P.S.: Cada vez mais se coloca na mesa a interrogação — para a qual não existem respostas, ou melhor dizendo, não existe a convicção indiscutível que tranquilize as pessoas: afinal, para onde caminhamos, para onde vai Portugal operante esta crise que se instalou à escala global? Vítor Constâncio, governador do banco de Portugal, já garantiu que Portugal "não está imune à crise", embora “ninguém deve confiar em rumores sobre eventuais falências de bancos portugueses”. Se é um facto que em 2009 Portugal não crescerá a taxas diferentes das taxas de crescimento da área do Euro, o governador não esconde que terão que ser revistas em baixa as previsões de crescimento para o PIB português.
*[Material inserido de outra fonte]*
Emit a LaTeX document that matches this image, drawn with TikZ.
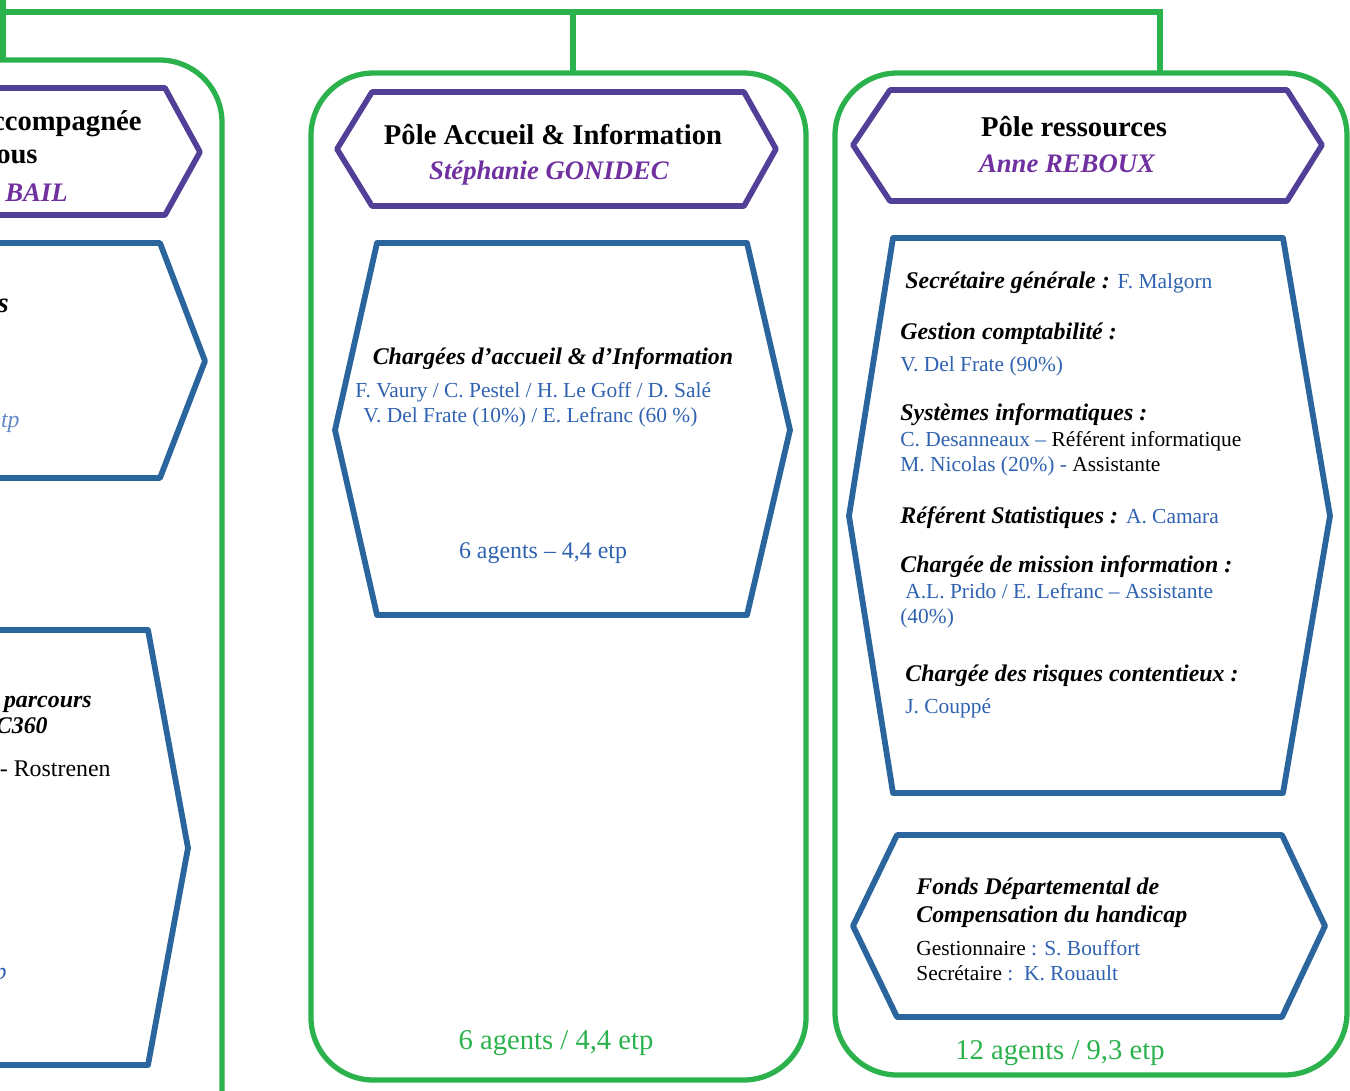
\documentclass[tikz,border=0pt]{standalone}
\usepackage{fontspec}
\setmainfont{Liberation Serif}
\definecolor{polegreen}{RGB}{43,178,76}
\definecolor{headpurple}{RGB}{82,63,152}
\definecolor{chefpurple}{RGB}{112,48,160}
\definecolor{unitblue}{RGB}{42,101,158}
\definecolor{nameblue}{RGB}{47,98,176}
\definecolor{etpblue}{RGB}{100,140,200}
\newcommand{\agent}[1]{{\normalfont\fontsize{12.2}{14.4}\selectfont\color{nameblue}#1}}

\begin{document}
\begin{tikzpicture}[x=0.02cm, y=-0.02cm,
    pole/.style={draw=polegreen, line width=3pt, rounded corners=1.25cm},
    link/.style={draw=polegreen, line width=3pt},
    head/.style={draw=headpurple, line width=3.2pt, line join=round},
    unit/.style={draw=unitblue, line width=3.3pt, line join=round},
    txt/.style={inner sep=0, yshift=-1.7pt},
    ptitle/.style={txt, font=\fontsize{16.3}{19}\selectfont\bfseries},
    chef/.style={txt, text=chefpurple, font=\fontsize{15.2}{18}\selectfont\bfseries\itshape},
    fn/.style={txt, anchor=mid west, font=\fontsize{13.6}{16}\selectfont\bfseries\itshape},
    who/.style={txt, anchor=mid west, text=nameblue, font=\fontsize{12.2}{14.4}\selectfont},
    tally/.style={txt, text=polegreen, font=\fontsize{16.3}{19}\selectfont}]
    \useasboundingbox (0,0) rectangle (1350,1090);
    \clip (0,0) rectangle (1350,1090);

    \coordinate (busW) at (-10,12);
    \coordinate (busE) at (1160,12);
    \coordinate (evalTop) at (3,60);
    \coordinate (accTop) at (573,73);
    \coordinate (resTop) at (1160,73);
    \draw[link] (busW) -- (busE) -- (resTop);
    \draw[link] (accTop) -- (accTop |- busE);
    \draw[link] (evalTop) -- ++(0,-70);

    \draw[pole] (-20,60) -- (222,60) -- (222,1120);
    \draw[pole] (311,73) rectangle (806,1080);
    \draw[pole] (835,73) rectangle (1347,1075);

    \draw[head] (-20,88) -- (165,88) -- (200,152) -- (165,215) -- (-20,215);
    \draw[head] (337,149) -- (372,92) -- (744,92) -- (776,149) -- (744,206) -- (372,206) -- cycle;
    \draw[head] (853,145) -- (890,90) -- (1287,90) -- (1322,145) -- (1287,201) -- (890,201) -- cycle;

    \draw[unit] (-20,243) -- (160,243) -- (205,361) -- (160,478) -- (-20,478);
    \draw[unit] (-20,630) -- (148,630) -- (188,848) -- (148,1065) -- (-20,1065);
    \draw[unit] (377,243) -- (747,243) -- (790,430) -- (747,615) -- (377,615) -- (335,430) -- cycle;
    \draw[unit] (893,238) -- (1283,238) -- (1330,516) -- (1283,793) -- (893,793) -- (849,516) -- cycle;
    \draw[unit] (897,835) -- (1282,835) -- (1325,926) -- (1282,1017) -- (897,1017) -- (853,926) -- cycle;

    \node[ptitle, anchor=mid east] (evalT1) at (142,123) {ccompagnée};
    \node[ptitle, anchor=mid east] (evalT2) at (38,156) {ous};
    \node[chef, anchor=mid east] (evalChef) at (68,194) {BAIL};
    \node[ptitle, font=\fontsize{16.3}{19}\selectfont\bfseries\itshape, anchor=mid east] (evalU1) at (9,305) {s};
    \node[txt, anchor=mid east, text=etpblue, font=\fontsize{13.6}{16}\selectfont\itshape] (evalU1n) at (20,420) {etp};
    \node[fn, anchor=mid east] (evalU2a) at (92,700) {parcours};
    \node[fn, anchor=mid east] (evalU2b) at (48,726) {C360};
    \node[txt, anchor=mid east, font=\fontsize{13.6}{16}\selectfont] (evalU2c) at (111,769) {- Rostrenen};
    \node[txt, anchor=mid east, text=nameblue, font=\fontsize{13.6}{16}\selectfont\itshape] (evalU2n) at (7,972) {p};

    \node[ptitle] (accT) at (553,132) {Pôle Accueil \& Information};
    \node[chef] (accChef) at (549,170) {Stéphanie GONIDEC};
    \node[fn, anchor=mid] (accU) at (553,357) {Chargées d’accueil \& d’Information};
    \node[who] (accU1) at (355,390) {F. Vaury / C. Pestel / H. Le Goff / D. Salé};
    \node[who] (accU2) at (363,415) {V. Del Frate (10\%) / E. Lefranc (60 \%)};
    \node[who, anchor=mid, font=\fontsize{13.6}{16}\selectfont] (accUn) at (543,551) {6 agents – 4,4 etp};
    \node[tally] (accN) at (556,1040) {6 agents / 4,4 etp};

    \node[ptitle] (resT) at (1074,124) {Pôle ressources};
    \node[chef] (resChef) at (1067,161) {Anne REBOUX};
    \node[fn] (resSg) at (905,281) {Secrétaire générale : \agent{F. Malgorn}};
    \node[fn] (resCpt) at (900,332) {Gestion comptabilité :};
    \node[who] (resCpt1) at (900,364) {V. Del Frate (90\%)};
    \node[fn] (resSi) at (900,413) {Systèmes informatiques :};
    \node[who] (resSi1) at (900,439) {C. Desanneaux – \textcolor{black}{Référent informatique}};
    \node[who] (resSi2) at (900,464) {M. Nicolas (20\%) - \textcolor{black}{Assistante}};
    \node[fn] (resStat) at (900,516) {Référent Statistiques : \agent{A. Camara}};
    \node[fn] (resMi) at (900,565) {Chargée de mission information :};
    \node[who] (resMi1) at (905,591) {A.L. Prido / E. Lefranc – Assistante};
    \node[who] (resMi2) at (900,616) {(40\%)};
    \node[fn] (resRc) at (905,674) {Chargée des risques contentieux :};
    \node[who] (resRc1) at (905,706) {J. Couppé};
    \node[fn] (fdcT1) at (916,887) {Fonds Départemental de};
    \node[fn] (fdcT2) at (916,915) {Compensation du handicap};
    \node[who] (fdcG) at (916,948) {\textcolor{black}{Gestionnaire} : S. Bouffort};
    \node[who] (fdcS) at (916,973) {\textcolor{black}{Secrétaire} :\ \ K. Rouault};
    \node[tally] (resN) at (1060,1050) {12 agents / 9,3 etp};
\end{tikzpicture}
\end{document}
Tudo isto um dia depois da Bolsa de Lisboa ter sofrido esta semana a maior queda numa só sessão (9,86%) desde a criação do índice PSI 20, em 1993, já que em poucas horas desapareceram do mercado de capitais mais de dez mil milhões de euros. E como se tudo isso não bastasse, é evidente que a vida de milhares de portugueses continua a ficar cada vez mais dramática e se alguma coisa não for feito para travar esta espiral, vamos ter dramas sociais que gerarão instabilidade e quem sabe que mais. Isto porque as taxas de juro interbancárias (Euribor) “continuam a estabelecer novos recordes, pressionadas pela crise registada nos mercados financeiros que tem levado à escalada do preço do dinheiro”. Ontem, por exemplo, a Euribor a seis meses, a mais utilizada nos créditos à habitação dos portugueses, subiu para 5,435%, o nível mais elevado de sempre. Se isto continua assim, para onde caminham os portugueses? E os europeus de uma maneira geral?